EXERCISE DIRECTIONS: Give the data again exactly as written, skipping any pictures.

══ DATA SECTION

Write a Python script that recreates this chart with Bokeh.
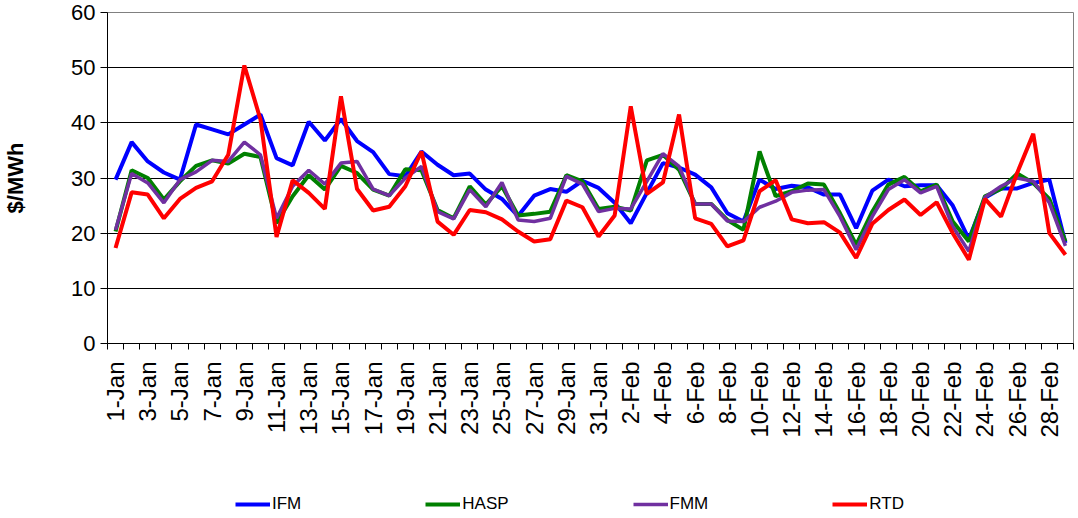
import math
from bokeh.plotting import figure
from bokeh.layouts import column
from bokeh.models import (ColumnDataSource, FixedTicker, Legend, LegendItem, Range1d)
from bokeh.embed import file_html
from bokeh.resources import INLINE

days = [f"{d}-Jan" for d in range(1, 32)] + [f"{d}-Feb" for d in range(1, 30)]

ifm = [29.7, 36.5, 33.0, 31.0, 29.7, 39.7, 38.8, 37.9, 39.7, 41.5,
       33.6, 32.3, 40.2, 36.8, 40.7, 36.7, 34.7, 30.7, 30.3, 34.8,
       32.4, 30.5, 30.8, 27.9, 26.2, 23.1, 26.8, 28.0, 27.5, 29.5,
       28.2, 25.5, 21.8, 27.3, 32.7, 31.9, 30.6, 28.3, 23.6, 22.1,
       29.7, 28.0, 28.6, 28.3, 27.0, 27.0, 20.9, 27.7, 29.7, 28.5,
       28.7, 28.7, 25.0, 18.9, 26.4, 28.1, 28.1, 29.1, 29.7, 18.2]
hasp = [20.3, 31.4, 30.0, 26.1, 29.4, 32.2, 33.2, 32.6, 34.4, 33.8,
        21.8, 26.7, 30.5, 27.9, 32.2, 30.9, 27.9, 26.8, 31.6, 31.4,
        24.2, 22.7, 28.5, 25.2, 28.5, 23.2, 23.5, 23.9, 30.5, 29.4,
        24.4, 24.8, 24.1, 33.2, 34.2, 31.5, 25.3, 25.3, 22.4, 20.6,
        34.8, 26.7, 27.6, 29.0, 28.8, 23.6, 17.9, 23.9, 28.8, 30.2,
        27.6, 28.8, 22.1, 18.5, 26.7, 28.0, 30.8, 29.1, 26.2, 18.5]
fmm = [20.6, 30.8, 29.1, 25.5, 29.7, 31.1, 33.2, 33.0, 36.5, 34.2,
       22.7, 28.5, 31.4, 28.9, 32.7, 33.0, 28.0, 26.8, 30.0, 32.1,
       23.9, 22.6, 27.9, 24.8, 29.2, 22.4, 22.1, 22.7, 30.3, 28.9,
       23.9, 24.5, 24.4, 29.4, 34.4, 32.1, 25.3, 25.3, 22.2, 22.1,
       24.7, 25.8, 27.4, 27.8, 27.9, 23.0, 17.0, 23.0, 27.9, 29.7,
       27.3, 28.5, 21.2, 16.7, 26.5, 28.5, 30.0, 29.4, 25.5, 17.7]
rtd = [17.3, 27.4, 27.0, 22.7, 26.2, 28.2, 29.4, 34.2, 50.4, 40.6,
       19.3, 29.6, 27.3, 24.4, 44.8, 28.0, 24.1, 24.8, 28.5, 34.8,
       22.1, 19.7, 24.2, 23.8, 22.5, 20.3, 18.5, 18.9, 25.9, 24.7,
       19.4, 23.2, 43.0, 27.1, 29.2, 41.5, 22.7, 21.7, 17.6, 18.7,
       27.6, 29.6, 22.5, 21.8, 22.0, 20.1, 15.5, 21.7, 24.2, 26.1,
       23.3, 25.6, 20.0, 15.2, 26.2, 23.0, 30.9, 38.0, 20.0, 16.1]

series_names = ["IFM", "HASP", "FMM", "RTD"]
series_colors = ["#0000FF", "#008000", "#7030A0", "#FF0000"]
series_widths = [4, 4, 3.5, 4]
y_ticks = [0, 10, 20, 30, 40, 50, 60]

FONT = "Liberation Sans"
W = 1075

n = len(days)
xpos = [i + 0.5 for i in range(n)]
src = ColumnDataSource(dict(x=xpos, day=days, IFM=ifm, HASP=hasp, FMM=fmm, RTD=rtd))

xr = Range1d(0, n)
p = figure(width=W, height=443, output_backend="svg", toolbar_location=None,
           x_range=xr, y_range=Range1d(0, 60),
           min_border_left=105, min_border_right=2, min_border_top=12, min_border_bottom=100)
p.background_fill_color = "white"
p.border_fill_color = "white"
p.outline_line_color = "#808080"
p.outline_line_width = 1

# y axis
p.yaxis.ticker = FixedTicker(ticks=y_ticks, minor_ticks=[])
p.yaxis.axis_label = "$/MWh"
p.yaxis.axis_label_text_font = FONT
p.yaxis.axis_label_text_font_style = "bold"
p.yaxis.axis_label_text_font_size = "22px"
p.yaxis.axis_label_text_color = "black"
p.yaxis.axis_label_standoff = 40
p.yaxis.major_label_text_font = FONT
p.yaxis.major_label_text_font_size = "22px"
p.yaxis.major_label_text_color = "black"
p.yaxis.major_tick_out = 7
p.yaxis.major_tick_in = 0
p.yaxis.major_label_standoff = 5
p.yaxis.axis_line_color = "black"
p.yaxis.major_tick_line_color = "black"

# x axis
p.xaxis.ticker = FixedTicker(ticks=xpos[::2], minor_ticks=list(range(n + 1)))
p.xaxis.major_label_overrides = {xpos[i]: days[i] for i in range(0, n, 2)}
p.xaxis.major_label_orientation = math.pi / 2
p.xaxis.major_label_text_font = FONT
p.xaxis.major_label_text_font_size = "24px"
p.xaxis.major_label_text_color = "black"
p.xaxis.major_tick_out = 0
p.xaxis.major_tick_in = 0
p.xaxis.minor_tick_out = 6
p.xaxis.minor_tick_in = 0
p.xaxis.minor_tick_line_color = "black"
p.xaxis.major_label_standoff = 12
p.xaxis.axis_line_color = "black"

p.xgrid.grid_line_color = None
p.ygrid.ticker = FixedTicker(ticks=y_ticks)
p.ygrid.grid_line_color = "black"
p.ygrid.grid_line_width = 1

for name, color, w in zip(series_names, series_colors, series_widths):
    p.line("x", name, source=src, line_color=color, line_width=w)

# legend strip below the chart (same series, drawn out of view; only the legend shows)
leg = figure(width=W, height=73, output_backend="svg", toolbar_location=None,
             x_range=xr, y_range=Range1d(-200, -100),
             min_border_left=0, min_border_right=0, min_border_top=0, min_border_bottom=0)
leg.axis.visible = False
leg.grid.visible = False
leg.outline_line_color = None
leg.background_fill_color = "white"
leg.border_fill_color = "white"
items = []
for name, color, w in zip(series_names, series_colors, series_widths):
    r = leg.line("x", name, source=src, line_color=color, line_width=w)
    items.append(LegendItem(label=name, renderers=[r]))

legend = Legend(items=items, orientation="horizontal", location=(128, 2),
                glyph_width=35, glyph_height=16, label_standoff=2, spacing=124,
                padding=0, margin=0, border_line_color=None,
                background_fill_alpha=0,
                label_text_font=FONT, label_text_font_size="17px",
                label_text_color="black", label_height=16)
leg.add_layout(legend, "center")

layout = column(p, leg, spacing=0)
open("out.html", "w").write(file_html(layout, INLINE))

════

SOLUTION TO THE PROBLEM:
Write a Python script that recreates this chart with Bokeh.
import math
from bokeh.plotting import figure
from bokeh.layouts import column
from bokeh.models import (ColumnDataSource, FixedTicker, Legend, LegendItem, Range1d)
from bokeh.embed import file_html
from bokeh.resources import INLINE

days = [f"{d}-Jan" for d in range(1, 32)] + [f"{d}-Feb" for d in range(1, 30)]

ifm = [29.7, 36.5, 33.0, 31.0, 29.7, 39.7, 38.8, 37.9, 39.7, 41.5,
       33.6, 32.3, 40.2, 36.8, 40.7, 36.7, 34.7, 30.7, 30.3, 34.8,
       32.4, 30.5, 30.8, 27.9, 26.2, 23.1, 26.8, 28.0, 27.5, 29.5,
       28.2, 25.5, 21.8, 27.3, 32.7, 31.9, 30.6, 28.3, 23.6, 22.1,
       29.7, 28.0, 28.6, 28.3, 27.0, 27.0, 20.9, 27.7, 29.7, 28.5,
       28.7, 28.7, 25.0, 18.9, 26.4, 28.1, 28.1, 29.1, 29.7, 18.2]
hasp = [20.3, 31.4, 30.0, 26.1, 29.4, 32.2, 33.2, 32.6, 34.4, 33.8,
        21.8, 26.7, 30.5, 27.9, 32.2, 30.9, 27.9, 26.8, 31.6, 31.4,
        24.2, 22.7, 28.5, 25.2, 28.5, 23.2, 23.5, 23.9, 30.5, 29.4,
        24.4, 24.8, 24.1, 33.2, 34.2, 31.5, 25.3, 25.3, 22.4, 20.6,
        34.8, 26.7, 27.6, 29.0, 28.8, 23.6, 17.9, 23.9, 28.8, 30.2,
        27.6, 28.8, 22.1, 18.5, 26.7, 28.0, 30.8, 29.1, 26.2, 18.5]
fmm = [20.6, 30.8, 29.1, 25.5, 29.7, 31.1, 33.2, 33.0, 36.5, 34.2,
       22.7, 28.5, 31.4, 28.9, 32.7, 33.0, 28.0, 26.8, 30.0, 32.1,
       23.9, 22.6, 27.9, 24.8, 29.2, 22.4, 22.1, 22.7, 30.3, 28.9,
       23.9, 24.5, 24.4, 29.4, 34.4, 32.1, 25.3, 25.3, 22.2, 22.1,
       24.7, 25.8, 27.4, 27.8, 27.9, 23.0, 17.0, 23.0, 27.9, 29.7,
       27.3, 28.5, 21.2, 16.7, 26.5, 28.5, 30.0, 29.4, 25.5, 17.7]
rtd = [17.3, 27.4, 27.0, 22.7, 26.2, 28.2, 29.4, 34.2, 50.4, 40.6,
       19.3, 29.6, 27.3, 24.4, 44.8, 28.0, 24.1, 24.8, 28.5, 34.8,
       22.1, 19.7, 24.2, 23.8, 22.5, 20.3, 18.5, 18.9, 25.9, 24.7,
       19.4, 23.2, 43.0, 27.1, 29.2, 41.5, 22.7, 21.7, 17.6, 18.7,
       27.6, 29.6, 22.5, 21.8, 22.0, 20.1, 15.5, 21.7, 24.2, 26.1,
       23.3, 25.6, 20.0, 15.2, 26.2, 23.0, 30.9, 38.0, 20.0, 16.1]

series_names = ["IFM", "HASP", "FMM", "RTD"]
series_colors = ["#0000FF", "#008000", "#7030A0", "#FF0000"]
series_widths = [4, 4, 3.5, 4]
y_ticks = [0, 10, 20, 30, 40, 50, 60]

FONT = "Liberation Sans"
W = 1075

n = len(days)
xpos = [i + 0.5 for i in range(n)]
src = ColumnDataSource(dict(x=xpos, day=days, IFM=ifm, HASP=hasp, FMM=fmm, RTD=rtd))

xr = Range1d(0, n)
p = figure(width=W, height=443, output_backend="svg", toolbar_location=None,
           x_range=xr, y_range=Range1d(0, 60),
           min_border_left=105, min_border_right=2, min_border_top=12, min_border_bottom=100)
p.background_fill_color = "white"
p.border_fill_color = "white"
p.outline_line_color = "#808080"
p.outline_line_width = 1

# y axis
p.yaxis.ticker = FixedTicker(ticks=y_ticks, minor_ticks=[])
p.yaxis.axis_label = "$/MWh"
p.yaxis.axis_label_text_font = FONT
p.yaxis.axis_label_text_font_style = "bold"
p.yaxis.axis_label_text_font_size = "22px"
p.yaxis.axis_label_text_color = "black"
p.yaxis.axis_label_standoff = 40
p.yaxis.major_label_text_font = FONT
p.yaxis.major_label_text_font_size = "22px"
p.yaxis.major_label_text_color = "black"
p.yaxis.major_tick_out = 7
p.yaxis.major_tick_in = 0
p.yaxis.major_label_standoff = 5
p.yaxis.axis_line_color = "black"
p.yaxis.major_tick_line_color = "black"

# x axis
p.xaxis.ticker = FixedTicker(ticks=xpos[::2], minor_ticks=list(range(n + 1)))
p.xaxis.major_label_overrides = {xpos[i]: days[i] for i in range(0, n, 2)}
p.xaxis.major_label_orientation = math.pi / 2
p.xaxis.major_label_text_font = FONT
p.xaxis.major_label_text_font_size = "24px"
p.xaxis.major_label_text_color = "black"
p.xaxis.major_tick_out = 0
p.xaxis.major_tick_in = 0
p.xaxis.minor_tick_out = 6
p.xaxis.minor_tick_in = 0
p.xaxis.minor_tick_line_color = "black"
p.xaxis.major_label_standoff = 12
p.xaxis.axis_line_color = "black"

p.xgrid.grid_line_color = None
p.ygrid.ticker = FixedTicker(ticks=y_ticks)
p.ygrid.grid_line_color = "black"
p.ygrid.grid_line_width = 1

for name, color, w in zip(series_names, series_colors, series_widths):
    p.line("x", name, source=src, line_color=color, line_width=w)

# legend strip below the chart (same series, drawn out of view; only the legend shows)
leg = figure(width=W, height=73, output_backend="svg", toolbar_location=None,
             x_range=xr, y_range=Range1d(-200, -100),
             min_border_left=0, min_border_right=0, min_border_top=0, min_border_bottom=0)
leg.axis.visible = False
leg.grid.visible = False
leg.outline_line_color = None
leg.background_fill_color = "white"
leg.border_fill_color = "white"
items = []
for name, color, w in zip(series_names, series_colors, series_widths):
    r = leg.line("x", name, source=src, line_color=color, line_width=w)
    items.append(LegendItem(label=name, renderers=[r]))

legend = Legend(items=items, orientation="horizontal", location=(128, 2),
                glyph_width=35, glyph_height=16, label_standoff=2, spacing=124,
                padding=0, margin=0, border_line_color=None,
                background_fill_alpha=0,
                label_text_font=FONT, label_text_font_size="17px",
                label_text_color="black", label_height=16)
leg.add_layout(legend, "center")

layout = column(p, leg, spacing=0)
open("out.html", "w").write(file_html(layout, INLINE))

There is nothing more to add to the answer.